Henry Fonda immediately complained to Sidney Lumet about the cheap backdrops outside the jury room windows when he walked on set. "They look like shit. Hitch had great backdrops, you could walk right in them," said Fonda, referring to the previous film he made with Alfred Hitchcock, The Wrong Man. Lumet assured him that the director of photography Boris Kaufman had a plan to make them work.

Henry Fonda was asked by United Artists to make this film, so he did it as both actor and producer.
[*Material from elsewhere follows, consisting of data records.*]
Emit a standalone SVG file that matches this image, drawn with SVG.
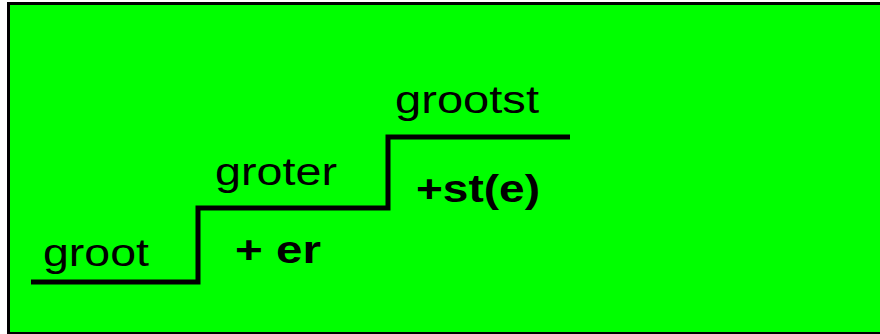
<svg xmlns="http://www.w3.org/2000/svg" width="880" height="334" viewBox="0 0 880 334">
<style>
.w{font-family:"Liberation Sans",Arial,sans-serif;font-size:38px;fill:#000}
.b{font-weight:bold}
</style>
<rect x="0" y="0" width="880" height="334" fill="#fff"/>
<rect x="8.5" y="3.5" width="880" height="330" fill="#00ff00" stroke="#000" stroke-width="3"/>
<g id="connectors">
<path d="M31,282 H198 V208 H388 V137 H570" fill="none" stroke="#000" stroke-width="5"/>
</g>
<g id="groot"><text class="w" x="43" y="266" textLength="106" lengthAdjust="spacingAndGlyphs">groot</text></g>
<g id="groter"><text class="w" x="215" y="185" textLength="122" lengthAdjust="spacingAndGlyphs">groter</text></g>
<g id="grootst"><text class="w" x="395" y="113" textLength="144" lengthAdjust="spacingAndGlyphs">grootst</text></g>
<g id="er"><text class="w b" x="235" y="263" textLength="86" lengthAdjust="spacingAndGlyphs">+ er</text></g>
<g id="ste"><text class="w b" x="416" y="202" textLength="124" lengthAdjust="spacingAndGlyphs">+st(e)</text></g>
</svg>
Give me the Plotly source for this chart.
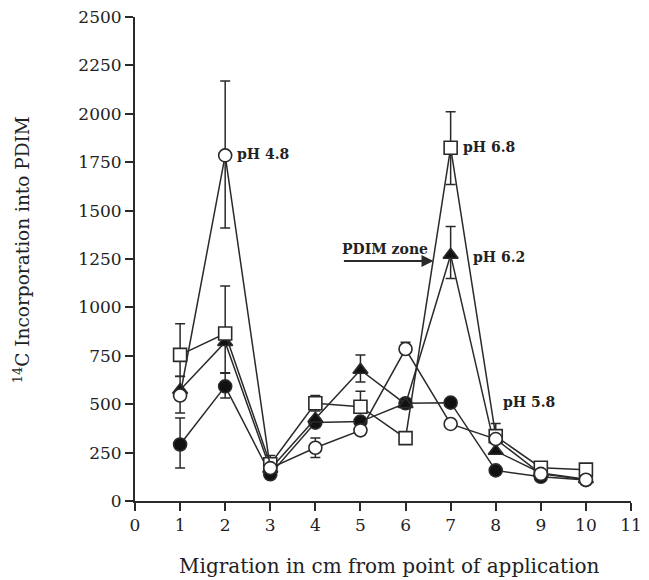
import plotly.graph_objects as go

x_cm = [1, 2, 3, 4, 5, 6, 7, 8, 9, 10]

ph48 = [545, 1785, 170, 275, 365, 785, 398, 320, 140, 110]
ph48_up = [0, 385, 0, 50, 0, 35, 0, 0, 0, 0]
ph48_dn = [90, 375, 0, 50, 0, 0, 0, 0, 0, 0]

ph68 = [755, 865, 190, 505, 487, 325, 1825, 335, 172, 162]
ph68_up = [160, 245, 45, 40, 80, 0, 185, 65, 0, 0]
ph68_dn = [110, 0, 0, 40, 0, 0, 190, 0, 0, 0]

ph62 = [573, 820, 165, 425, 677, 500, 1271, 258, 145, 112]
ph62_up = [70, 0, 0, 0, 77, 0, 147, 0, 0, 0]
ph62_dn = [0, 160, 0, 0, 62, 0, 122, 0, 0, 0]

ph58 = [292, 592, 138, 405, 410, 505, 508, 158, 125, 108]
ph58_up = [137, 70, 0, 0, 0, 0, 0, 0, 0, 0]
ph58_dn = [122, 60, 0, 0, 0, 0, 0, 0, 0, 0]

x_ticks = list(range(0, 12))
y_ticks = list(range(0, 2501, 250))

LINE = "#2a2a2a"
FONT = "DejaVu Serif"

fig = go.Figure()

def add(y, up, dn, symbol, fill):
    fig.add_trace(go.Scatter(
        x=x_cm, y=y, mode="lines+markers",
        line=dict(color=LINE, width=1.5),
        marker=dict(symbol=symbol, size=13, color=fill,
                    line=dict(color=LINE, width=1.6)),
        error_y=dict(type="data", symmetric=False, array=up, arrayminus=dn,
                     color=LINE, thickness=1.5, width=5),
        showlegend=False, cliponaxis=False,
    ))

add(ph58, ph58_up, ph58_dn, "circle", "#111111")
add(ph62, ph62_up, ph62_dn, "triangle-up", "#111111")
add(ph68, ph68_up, ph68_dn, "square", "white")
add(ph48, ph48_up, ph48_dn, "circle", "white")

lab_font = dict(family=FONT, size=14, color="#222222")
ann = [
    dict(x=2.22, y=1790, text="<b>pH 4.8</b>", xanchor="left"),
    dict(x=7.24, y=1830, text="<b>pH 6.8</b>", xanchor="left"),
    dict(x=7.45, y=1262, text="<b>pH 6.2</b>", xanchor="left"),
    dict(x=8.12, y=510, text="<b>pH 5.8</b>", xanchor="left"),
    dict(x=5.55, y=1300, text="<b>PDIM zone</b>", xanchor="center"),
]
for a in ann:
    fig.add_annotation(xref="x", yref="y", showarrow=False, font=lab_font,
                       yanchor="middle", **a)

fig.add_annotation(xref="x", yref="y", x=6.62, y=1240, ax=4.6, ay=1240,
                   axref="x", ayref="y", text="", showarrow=True,
                   arrowhead=2, arrowsize=1.2, arrowwidth=2, arrowcolor=LINE)

fig.add_annotation(xref="paper", yref="paper", x=-0.228, y=0.52,
                   text="<sup>14</sup>C Incorporation into PDIM",
                   textangle=-90, showarrow=False, xanchor="center", yanchor="middle",
                   font=dict(family=FONT, size=18.5, color="#222222"))
fig.add_annotation(xref="paper", yref="paper", x=0.514, y=-0.134,
                   text="Migration in cm from point of application",
                   showarrow=False, xanchor="center", yanchor="middle",
                   font=dict(family=FONT, size=20, color="#222222"))

fig.update_xaxes(range=[0, 11], tickvals=x_ticks, ticks="outside", ticklen=8,
                 tickwidth=2, tickcolor=LINE, showline=True, linecolor=LINE,
                 linewidth=2, showgrid=False, zeroline=False, automargin=False,
                 ticklabeloverflow="allow",
                 tickfont=dict(family=FONT, size=17, color="#222222"),
                 tickprefix="<b>", ticksuffix="</b>")
fig.update_yaxes(range=[0, 2500], tickvals=y_ticks, ticks="outside", ticklen=8,
                 tickwidth=2, tickcolor=LINE, showline=True, linecolor=LINE,
                 linewidth=2, showgrid=False, zeroline=False, automargin=False,
                 ticklabeloverflow="allow",
                 tickfont=dict(family=FONT, size=17, color="#222222"),
                 tickprefix="<b>", ticksuffix="</b>")

# page body adds an 8px offset at top/left, so the figure is 8px smaller than the window
fig.update_layout(width=641, height=572, margin=dict(l=127, r=18, t=9, b=79),
                  plot_bgcolor="white", paper_bgcolor="white")

fig.write_html("out.html")
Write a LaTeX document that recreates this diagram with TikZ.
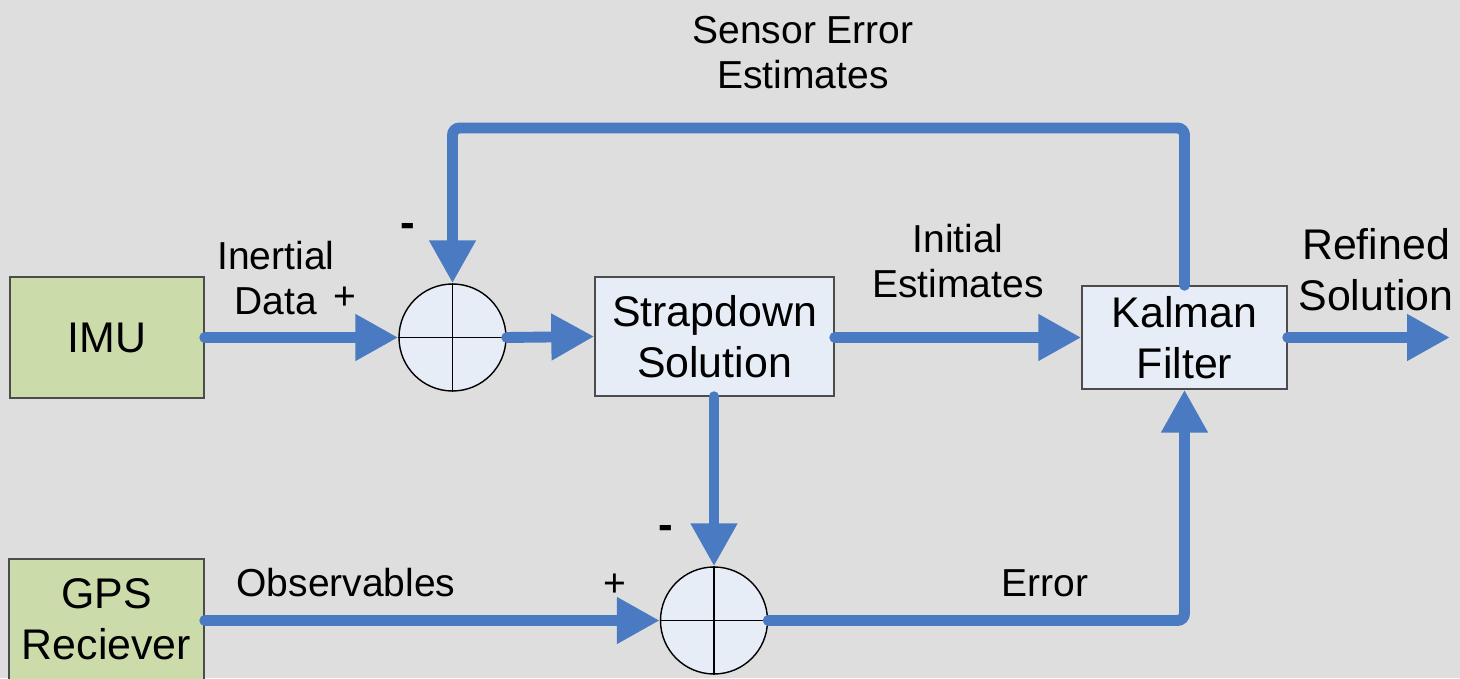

He was, however, very frustrated at being producer and decided never to do so again.

Henry Fonda, who symbolically wears white throughout the film, personally asked Sidney Lumet to direct the movie adaptation, having been impressed with his work on the TV version, Twelve Angry Men.

After a short but rigorous rehearsal schedule, the film was shot in less than three weeks for a budget of just $350,000.

After Juror #10's prejudicial rant about the poor and everybody turns their backs on him, Juror #4 tells him to "sit down and don't open his mouth again." Juror #10 thus doesn't say anything for the rest of the film (when prompted for his final vote he shakes his head "not guilty," and doesn't verbalize anything).

All but three minutes of the film was shot inside the bare and confining, sixteen by twenty-four foot "jury room".

As shooting of the film went on, director Sidney Lumet gradually changed to lenses of longer focal lengths, so that the backgrounds seemed to close in on the characters, creating a greater feeling of claustrophobia.

As the film failed to make a profit, Henry Fonda never received his deferred salary. Despite this setback, Fonda always regarded 12 Angry Men as one of the three best films he ever made, the other two being The Grapes of Wrath and The Ox-Bow Incident.

At the beginning of the film, the cameras are all positioned above eye level and mounted with wide-angle lenses to give the appearance of greater distance between the subjects. As the film progresses the cameras slip down to eye level. By the end of the film, nearly all of it is shot below eye level, in close-up and with telephoto lenses to increase the encroaching sense of claustrophobia.

Because of the demands of the film's low budget, if the lighting was set up for a shot that took place from one particular angle, all the shots from that same angle had to be filmed then and there. This meant that different sides of the same conversation were sometimes shot several weeks apart.

Because the painstaking rehearsals for the film lasted an exhausting two weeks, filming had to be completed in an unprecedented 21 days.

Debut of John Fiedler.

Despite numerous critical accolades, the film was not a box office success on first release.

For many years, only the first half of the kinescope of the TV version of "Twelve Angry Men" broadcast live on Sept. 20, 1954 (Twelve Angry Men) was thought to survive, and had been in the possession of the Museum of Television and Radio since 1976. In 2003 a complete 16mm kinescope was discovered in the collection of Samuel Leibowitz (former defense attorney and judge) and was also acquired by the museum.

In 12 Angry Men Lee J. Cobb's character was played by George C. Scott. Making it the second time Scott followed Cobb in portraying the same character. He did it previously, playing the character of "Lt. Kinderman" in The Exorcist III, the same character Cobb played in the original film The Exorcist.